# Exercise details
Without the pictures, set down every line of the data exactly.

# Source excerpt
=====

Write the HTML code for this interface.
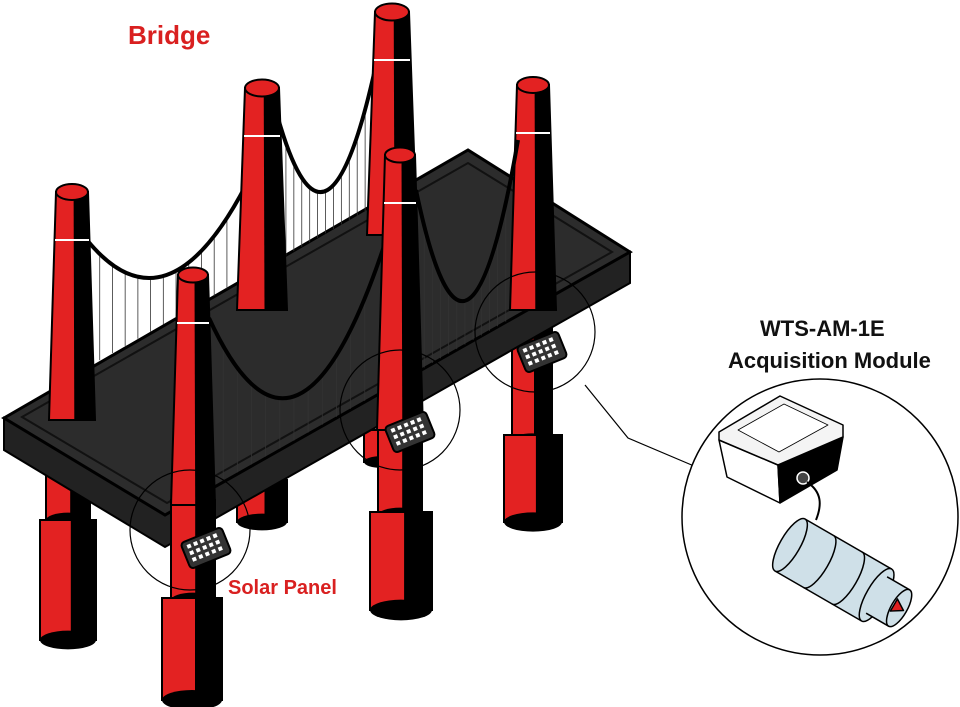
<!DOCTYPE html>
<html><head><meta charset="utf-8"><style>
html,body{margin:0;padding:0;background:#fff;width:960px;height:707px;overflow:hidden}
svg{display:block}
text{font-family:"Liberation Sans",sans-serif;font-weight:bold}
</style></head><body>
<svg id="s" width="960" height="707" viewBox="0 0 960 707" xmlns="http://www.w3.org/2000/svg">
<defs>
<g id="panel">
 <rect x="-22" y="-14" width="44" height="28" rx="4" fill="#333" stroke="#000" stroke-width="2"/>
 <g fill="#fff">
  <rect x="-17" y="-10" width="4" height="4"/><rect x="-10" y="-10" width="4" height="4"/><rect x="-3" y="-10" width="4" height="4"/><rect x="4" y="-10" width="4" height="4"/><rect x="11" y="-10" width="4" height="4"/>
  <rect x="-17" y="-3" width="4" height="4"/><rect x="-10" y="-3" width="4" height="4"/><rect x="-3" y="-3" width="4" height="4"/><rect x="4" y="-3" width="4" height="4"/><rect x="11" y="-3" width="4" height="4"/>
  <rect x="-17" y="4" width="4" height="4"/><rect x="-10" y="4" width="4" height="4"/><rect x="-3" y="4" width="4" height="4"/><rect x="4" y="4" width="4" height="4"/><rect x="11" y="4" width="4" height="4"/>
 </g>
</g>
</defs>

<g id="piersBack"></g>

<polygon points="4,418 4,450 165,547 630,283 630,252 165,515" fill="#222" stroke="#000" stroke-width="2"/>
<polygon points="4,418 468,150 630,252 165,515" fill="#2c2c2c" stroke="#000" stroke-width="3"/>
<polygon points="22,417 468,163 612,252 167,503" fill="none" stroke="#111" stroke-width="2"/>

<g id="back"></g>
<g id="front"></g>

<g fill="none" stroke="#000" stroke-width="1.2">
<circle cx="190" cy="530" r="60"/>
<circle cx="400" cy="410" r="60"/>
<circle cx="535" cy="332" r="60"/>
<polyline points="585,385 628,438 694,466"/>
<circle cx="820" cy="517" r="138" stroke-width="1.5" fill="#fff"/>
</g>

<g transform="translate(206,548) rotate(-22)"><use href="#panel"/></g>
<g transform="translate(410,432) rotate(-22)"><use href="#panel"/></g>
<g transform="translate(542,352) rotate(-22)"><use href="#panel"/></g>

<!-- inset device -->
<g stroke="#000" stroke-width="1.5" stroke-linejoin="round">
 <polygon points="719,440 778,465 780,503 727,477" fill="#fff"/>
 <polygon points="778,465 843,437 837,470 780,503" fill="#000"/>
 <polygon points="719,432 780,396 843,425 843,437 778,465 719,440" fill="#f4f4f4"/>
 <polygon points="738,430 784,404 828,425 779,452" fill="#fff" stroke-width="0.8"/>
 <circle cx="803" cy="478" r="6" fill="#444" stroke="#fff" stroke-width="1.5"/>
 <path d="M807,482 C822,492 822,505 816,520" fill="none" stroke-width="2"/>
 <g transform="translate(790,545) rotate(30)">
  <rect x="0" y="-30" width="100" height="60" fill="#cfe0e8" stroke="none"/>
  <line x1="0" y1="-30" x2="100" y2="-30"/><line x1="0" y1="30" x2="100" y2="30"/>
  <ellipse cx="0" cy="0" rx="10" ry="30" fill="#cfe0e8"/>
  <path d="M33,-30 a10,30 0 0 1 0,60 M66,-30 a10,30 0 0 1 0,60" fill="none"/>
  <ellipse cx="100" cy="0" rx="10" ry="30" fill="#cfe0e8"/>
  <rect x="100" y="-21" width="26" height="42" fill="#cfe0e8" stroke="none"/>
  <line x1="100" y1="-21" x2="126" y2="-21"/><line x1="100" y1="21" x2="126" y2="21"/>
  <ellipse cx="126" cy="0" rx="8" ry="21" fill="#cfe0e8"/>
  <polygon points="120,-7 131,0 120,7" fill="#e02020"/>
 </g>
</g>

<text x="128" y="44" font-size="26" fill="#d92020">Bridge</text>
<text x="228" y="594" font-size="20" fill="#d92020">Solar Panel</text>
<text x="760" y="336" font-size="22" fill="#111">WTS-AM-1E</text>
<text x="728" y="368" font-size="22" fill="#111">Acquisition Module</text>
</svg>
<script>
var NS="http://www.w3.org/2000/svg";
function el(p,t,a){var e=document.createElementNS(NS,t);for(var k in a)e.setAttribute(k,a[k]);document.getElementById(p).appendChild(e);return e;}
function cyl(p,cx,y1,y2,w){
 el(p,"rect",{x:cx-w/2,y:y1,width:w,height:y2-y1,fill:"#e32222",stroke:"#000","stroke-width":2});
 el(p,"rect",{x:cx+w*0.05,y:y1,width:w*0.45,height:y2-y1,fill:"#000"});
 el(p,"ellipse",{cx:cx,cy:y2,rx:w/2,ry:w/6,fill:"#000"});
}
function tower(p,cx,yt,yb,wt,wb){
 el(p,"polygon",{points:(cx-wt/2)+","+yt+" "+(cx+wt/2)+","+yt+" "+(cx+wb/2)+","+yb+" "+(cx-wb/2)+","+yb,fill:"#e32222",stroke:"#000","stroke-width":2});
 el(p,"polygon",{points:(cx+wt*0.05)+","+yt+" "+(cx+wt/2)+","+yt+" "+(cx+wb/2)+","+yb+" "+(cx+wb*0.05)+","+yb,fill:"#000"});
 el(p,"line",{x1:cx-wt/2-1,y1:yt+48,x2:cx+wt/2+1,y2:yt+48,stroke:"#fff","stroke-width":2});
 el(p,"ellipse",{cx:cx,cy:yt,rx:wt/2,ry:wt/4,fill:"#e32222",stroke:"#000","stroke-width":2});
}
function cable(p,x1,y1,x2,y2,ymin,deck){
 var cy=2*ymin-(y1+y2)/2, cx=(x1+x2)/2;
 for(var t=0.08;t<0.95;t+=0.08){
  var x=(1-t)*(1-t)*x1+2*t*(1-t)*cx+t*t*x2, y=(1-t)*(1-t)*y1+2*t*(1-t)*cy+t*t*y2;
  el(p,"line",{x1:x,y1:y,x2:x,y2:deck(x),stroke:"#333","stroke-width":0.8});
 }
 el(p,"path",{d:"M"+x1+","+y1+" Q"+cx+","+cy+" "+x2+","+y2,fill:"none",stroke:"#000","stroke-width":4});
}
var back=function(x){return 405-(x-20)*0.562;}, front=function(x){return 513-(x-165)*0.5616;};
cyl("piersBack",68,440,520,44);cyl("piersBack",68,520,640,56);
cyl("piersBack",262,480,522,50);
cyl("piersBack",382,430,462,36);
cyl("piersBack",532,300,440,40);cyl("piersBack",533,435,522,58);
cable("back",87,240,246,185,275,back);
cable("back",278,118,377,60,190,back);
tower("back",72,192,420,32,46);
tower("back",262,88,310,34,50);
tower("back",392,12,235,34,50);
tower("back",533,85,310,32,46);
cyl("front",193,500,600,44);cyl("front",192,598,700,60);
cyl("front",400,420,515,44);cyl("front",401,512,610,62);
cable("front",209,318,386,240,395,front);
cable("front",416,190,518,140,300,front);
tower("front",193,275,505,30,44);
tower("front",400,155,430,30,46);
</script>
</body></html>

=====

# Full answer
Write the HTML code for this interface.
<!DOCTYPE html>
<html><head><meta charset="utf-8"><style>
html,body{margin:0;padding:0;background:#fff;width:960px;height:707px;overflow:hidden}
svg{display:block}
text{font-family:"Liberation Sans",sans-serif;font-weight:bold}
</style></head><body>
<svg id="s" width="960" height="707" viewBox="0 0 960 707" xmlns="http://www.w3.org/2000/svg">
<defs>
<g id="panel">
 <rect x="-22" y="-14" width="44" height="28" rx="4" fill="#333" stroke="#000" stroke-width="2"/>
 <g fill="#fff">
  <rect x="-17" y="-10" width="4" height="4"/><rect x="-10" y="-10" width="4" height="4"/><rect x="-3" y="-10" width="4" height="4"/><rect x="4" y="-10" width="4" height="4"/><rect x="11" y="-10" width="4" height="4"/>
  <rect x="-17" y="-3" width="4" height="4"/><rect x="-10" y="-3" width="4" height="4"/><rect x="-3" y="-3" width="4" height="4"/><rect x="4" y="-3" width="4" height="4"/><rect x="11" y="-3" width="4" height="4"/>
  <rect x="-17" y="4" width="4" height="4"/><rect x="-10" y="4" width="4" height="4"/><rect x="-3" y="4" width="4" height="4"/><rect x="4" y="4" width="4" height="4"/><rect x="11" y="4" width="4" height="4"/>
 </g>
</g>
</defs>

<g id="piersBack"></g>

<polygon points="4,418 4,450 165,547 630,283 630,252 165,515" fill="#222" stroke="#000" stroke-width="2"/>
<polygon points="4,418 468,150 630,252 165,515" fill="#2c2c2c" stroke="#000" stroke-width="3"/>
<polygon points="22,417 468,163 612,252 167,503" fill="none" stroke="#111" stroke-width="2"/>

<g id="back"></g>
<g id="front"></g>

<g fill="none" stroke="#000" stroke-width="1.2">
<circle cx="190" cy="530" r="60"/>
<circle cx="400" cy="410" r="60"/>
<circle cx="535" cy="332" r="60"/>
<polyline points="585,385 628,438 694,466"/>
<circle cx="820" cy="517" r="138" stroke-width="1.5" fill="#fff"/>
</g>

<g transform="translate(206,548) rotate(-22)"><use href="#panel"/></g>
<g transform="translate(410,432) rotate(-22)"><use href="#panel"/></g>
<g transform="translate(542,352) rotate(-22)"><use href="#panel"/></g>

<!-- inset device -->
<g stroke="#000" stroke-width="1.5" stroke-linejoin="round">
 <polygon points="719,440 778,465 780,503 727,477" fill="#fff"/>
 <polygon points="778,465 843,437 837,470 780,503" fill="#000"/>
 <polygon points="719,432 780,396 843,425 843,437 778,465 719,440" fill="#f4f4f4"/>
 <polygon points="738,430 784,404 828,425 779,452" fill="#fff" stroke-width="0.8"/>
 <circle cx="803" cy="478" r="6" fill="#444" stroke="#fff" stroke-width="1.5"/>
 <path d="M807,482 C822,492 822,505 816,520" fill="none" stroke-width="2"/>
 <g transform="translate(790,545) rotate(30)">
  <rect x="0" y="-30" width="100" height="60" fill="#cfe0e8" stroke="none"/>
  <line x1="0" y1="-30" x2="100" y2="-30"/><line x1="0" y1="30" x2="100" y2="30"/>
  <ellipse cx="0" cy="0" rx="10" ry="30" fill="#cfe0e8"/>
  <path d="M33,-30 a10,30 0 0 1 0,60 M66,-30 a10,30 0 0 1 0,60" fill="none"/>
  <ellipse cx="100" cy="0" rx="10" ry="30" fill="#cfe0e8"/>
  <rect x="100" y="-21" width="26" height="42" fill="#cfe0e8" stroke="none"/>
  <line x1="100" y1="-21" x2="126" y2="-21"/><line x1="100" y1="21" x2="126" y2="21"/>
  <ellipse cx="126" cy="0" rx="8" ry="21" fill="#cfe0e8"/>
  <polygon points="120,-7 131,0 120,7" fill="#e02020"/>
 </g>
</g>

<text x="128" y="44" font-size="26" fill="#d92020">Bridge</text>
<text x="228" y="594" font-size="20" fill="#d92020">Solar Panel</text>
<text x="760" y="336" font-size="22" fill="#111">WTS-AM-1E</text>
<text x="728" y="368" font-size="22" fill="#111">Acquisition Module</text>
</svg>
<script>
var NS="http://www.w3.org/2000/svg";
function el(p,t,a){var e=document.createElementNS(NS,t);for(var k in a)e.setAttribute(k,a[k]);document.getElementById(p).appendChild(e);return e;}
function cyl(p,cx,y1,y2,w){
 el(p,"rect",{x:cx-w/2,y:y1,width:w,height:y2-y1,fill:"#e32222",stroke:"#000","stroke-width":2});
 el(p,"rect",{x:cx+w*0.05,y:y1,width:w*0.45,height:y2-y1,fill:"#000"});
 el(p,"ellipse",{cx:cx,cy:y2,rx:w/2,ry:w/6,fill:"#000"});
}
function tower(p,cx,yt,yb,wt,wb){
 el(p,"polygon",{points:(cx-wt/2)+","+yt+" "+(cx+wt/2)+","+yt+" "+(cx+wb/2)+","+yb+" "+(cx-wb/2)+","+yb,fill:"#e32222",stroke:"#000","stroke-width":2});
 el(p,"polygon",{points:(cx+wt*0.05)+","+yt+" "+(cx+wt/2)+","+yt+" "+(cx+wb/2)+","+yb+" "+(cx+wb*0.05)+","+yb,fill:"#000"});
 el(p,"line",{x1:cx-wt/2-1,y1:yt+48,x2:cx+wt/2+1,y2:yt+48,stroke:"#fff","stroke-width":2});
 el(p,"ellipse",{cx:cx,cy:yt,rx:wt/2,ry:wt/4,fill:"#e32222",stroke:"#000","stroke-width":2});
}
function cable(p,x1,y1,x2,y2,ymin,deck){
 var cy=2*ymin-(y1+y2)/2, cx=(x1+x2)/2;
 for(var t=0.08;t<0.95;t+=0.08){
  var x=(1-t)*(1-t)*x1+2*t*(1-t)*cx+t*t*x2, y=(1-t)*(1-t)*y1+2*t*(1-t)*cy+t*t*y2;
  el(p,"line",{x1:x,y1:y,x2:x,y2:deck(x),stroke:"#333","stroke-width":0.8});
 }
 el(p,"path",{d:"M"+x1+","+y1+" Q"+cx+","+cy+" "+x2+","+y2,fill:"none",stroke:"#000","stroke-width":4});
}
var back=function(x){return 405-(x-20)*0.562;}, front=function(x){return 513-(x-165)*0.5616;};
cyl("piersBack",68,440,520,44);cyl("piersBack",68,520,640,56);
cyl("piersBack",262,480,522,50);
cyl("piersBack",382,430,462,36);
cyl("piersBack",532,300,440,40);cyl("piersBack",533,435,522,58);
cable("back",87,240,246,185,275,back);
cable("back",278,118,377,60,190,back);
tower("back",72,192,420,32,46);
tower("back",262,88,310,34,50);
tower("back",392,12,235,34,50);
tower("back",533,85,310,32,46);
cyl("front",193,500,600,44);cyl("front",192,598,700,60);
cyl("front",400,420,515,44);cyl("front",401,512,610,62);
cable("front",209,318,386,240,395,front);
cable("front",416,190,518,140,300,front);
tower("front",193,275,505,30,44);
tower("front",400,155,430,30,46);
</script>
</body></html>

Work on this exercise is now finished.